Par Bakary Cisse
La Côte d’Ivoire a fait un choix clair, déterminé, presque vital : celui de l’éducation. Depuis plusieurs années, et de manière encore plus marquée depuis 2022, le pays a engagé une course de fond pour refonder son système éducatif. Une course ambitieuse, parfois chaotique, mais animée d’une volonté politique qui ne faiblit pas.
Les chiffres traduisent ce mouvement profond. Entre 2022 et 2024, 1 010 salles de classe ont été construites dans les collèges de proximité, soit une moyenne impressionnante de 42 salles par mois. Durant la seule année scolaire 2022-2023, 91 nouveaux collèges, 517 écoles primaires et 227 écoles préscolaires ont vu le jour. Pour 2024-2025, l’effort se poursuit avec 79 collèges, 279 écoles primaires et 118 préscolaires supplémentaires.
À l’horizon 2027, l’objectif fixé est colossal : 8 895 nouvelles salles de classe et 277 nouveaux collèges. Une dynamique qui s’inscrit dans un impératif : réduire les distances et réparer les inégalités régionales historiques. Aujourd’hui, 90 % des élèves ruraux vivent à moins de 3 km d’une école, un progrès incontestable.

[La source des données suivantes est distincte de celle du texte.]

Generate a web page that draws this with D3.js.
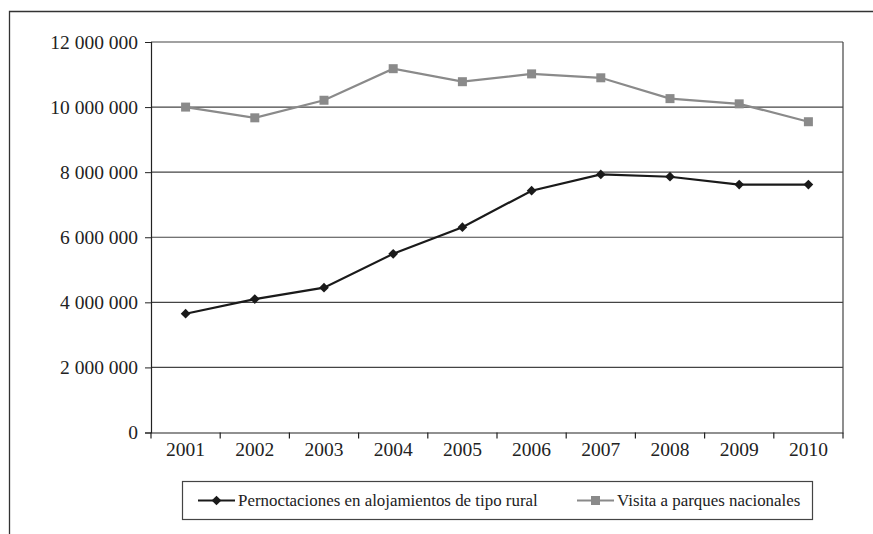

Mais la vision va bien au-delà du béton. Le budget de l’éducation a atteint un niveau historique en 2024, avec 1 236 milliards de FCFA alloués, reflétant une priorité nationale affirmée. Cet investissement s’accompagne de programmes concrets : 50 millions de kits scolaires gratuits distribués depuis 2011, un coût total de 130 milliards FCFA, 15,7 milliards FCFA consacrés aux lycées d’excellence pour les filles, et 217 milliards FCFA injectés dans les écoles techniques et professionnelles.
La transformation se veut aussi structurelle. La scolarité obligatoire de 6 à 16 ans, instaurée en 2015, a permis une hausse significative de la scolarisation. La stratégie de digitalisation 2024-2028, dotée de 229,8 milliards FCFA, vise à moderniser le système, à introduire les technologies éducatives et à préparer les élèves à un monde numérique.
Des initiatives novatrices comme l’École de la Deuxième Chance, les cantines scolaires déployées à grande échelle (5 332 en 2024) ou la suppression des cotisations scolaires renforcent l’inclusion et la rétention des enfants les plus vulnérables. La lutte contre la fraude aux examens se digitalise, illustrant une approche de plus en plus intégrée.
Pourtant, malgré cette avancée spectaculaire, des défis majeurs subsistent. Le taux d’analphabétisme des adultes reste alarmant, à environ 47 % en 2024, freinant le développement global. La pression démographique continue d’exercer une tension sur les infrastructures. Mais c’est surtout la structure du budget éducatif qui interroge : 98 % des ressources sont absorbées par les salaires du personnel, ne laissant que des miettes pour l’entretien, l’équipement ou l’innovation pédagogique. Une contrainte budgétaire lourde, qui limite l’impact réel des investissements.
Heureusement, la Côte d’Ivoire n’est pas seule dans ce combat. Des partenaires internationaux comme l’UNESCO, le Partenariat Mondial pour l’Éducation ou le programme KIX Afrique 21 appuient les efforts nationaux. Ils apportent financements, expertise et soutien technique, notamment sur des projets en faveur de l’éducation des filles, de la recherche pédagogique, et de la formation des enseignants.
L’éducation ivoirienne est donc en chantier – un chantier titanesque, mais porteur d’espoir. Les briques sont posées, les réformes sont engagées, les intentions sont claires. Reste maintenant à franchir l’étape la plus complexe : transformer l’accès en qualité, l’école en tremplin, l’infrastructure en ascenseur social.
L’avenir des enfants ivoiriens n’attend pas. Et si le pari est risqué, il est aussi profondément juste. Le pays a choisi d’investir dans son capital humain. Il lui appartient désormais de faire de cette ambition une réalité durable.